Il sera dès lors possible de procéder aux « consultations préliminaires avec le gouvernement de transition et les différents groupes armés du Nord du Mali » sur les principes d’unicité du territoire malien, de la laïcité, du respect des droits humains et des libertés fondamentales. Les 14 et 15 avril 2012 vont débuter à Ouagadougou des concertations directes avec les forces vives du Mali en vue de la restauration de l’intégrité territoriale du pays. Elles permettront d’amener les groupes armés non terroristes à « renoncer à leurs exigences extrêmes et à se démarquer des groupes terroristes ».

Le 4 décembre 2012, ces engagements seront formalisés à Ouagadougou. L’offensive des groupes terroristes, lancée le 10 janvier 2013, va entraîner le déclenchement de l’opération « Serval » tandis que Ouagadougou va poursuivre ses concertations afin de créer un « cadre de dialogue malien inclusif » basé sur « le respect de l’unité nationale, le respect de l’égalité entre les citoyens maliens, le rejet de toute forme d’extrémisme et de terrorisme ». Le 18 juin 2013, toujours à Ouagadougou, le médiateur « obtiendra […] la signature d’un accord préliminaire à l’élection présidentielle et aux pourparlers inclusifs de paix au Mali ».

Nous en sommes là. Sauf, bien sûr, qu’un président de la République et une Assemblée nationales ont été élues depuis. Et que les tensions politiques avec le MNLA restent vives. Bassolé précise que, « en termes de perspectives, le médiateur de la Cédéao reste disposé à accompagner les parties au conflit dans les pourparlers en vue de parvenir à l’établissement d’un accord global de paix qui garantira l’intégrité territoriale et le développement équilibré de toutes les régions du Mali ». Il ajoute : « Il reste beaucoup à faire pour parvenir à une paix définitive au Mali. Toute la communauté internationale doit rester vigilante pour assister davantage ce pays dans sa quête de paix, de stabilité et de sécurité. L’instabilité dans ce pays constitue une menace pour l’Afrique de l’Ouest et la région du Sahel ».

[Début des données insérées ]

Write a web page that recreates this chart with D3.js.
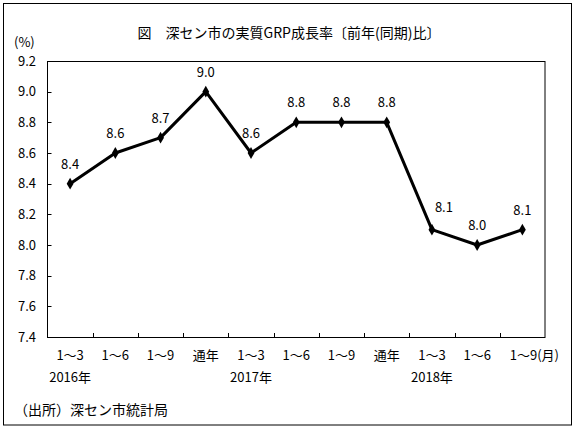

Il ne manque pas d’ailleurs de saluer, à ce propos, « la stratégie intégrée des Nations unies pour le Sahel » (cf. LDD Nations unies 032/Jeudi 7 novembre 2013). « Elle cadre, ajoute-t-il, avec le référentiel principal de la politique de développement économique et social du Burkina Faso sur la période 2011-2015 qu’est la Stratégie de croissance accélérée et de développement durable (SCADD) ».

A la veille du sommet Afrique-France, la communication de Bassolé permet de remettre les pendules à l’heure. « Mission accomplie ». C’était déjà son mot d’ordre lors du point de presse gouvernemental du jeudi 21 novembre 2013. Pas question pour Ouaga d’être mis en cause dans une opération qui vise seulement à « être utile » alors que la polémique enfle, à Bamako, au sujet de la nature de l’intervention française au Mali. Pas question non plus de se faire flouer : l’orgueilleuse humilité des Mossi a ses limites et le savoir-faire en matière de médiation du Burkina Faso ne saurait, désormais, être contesté.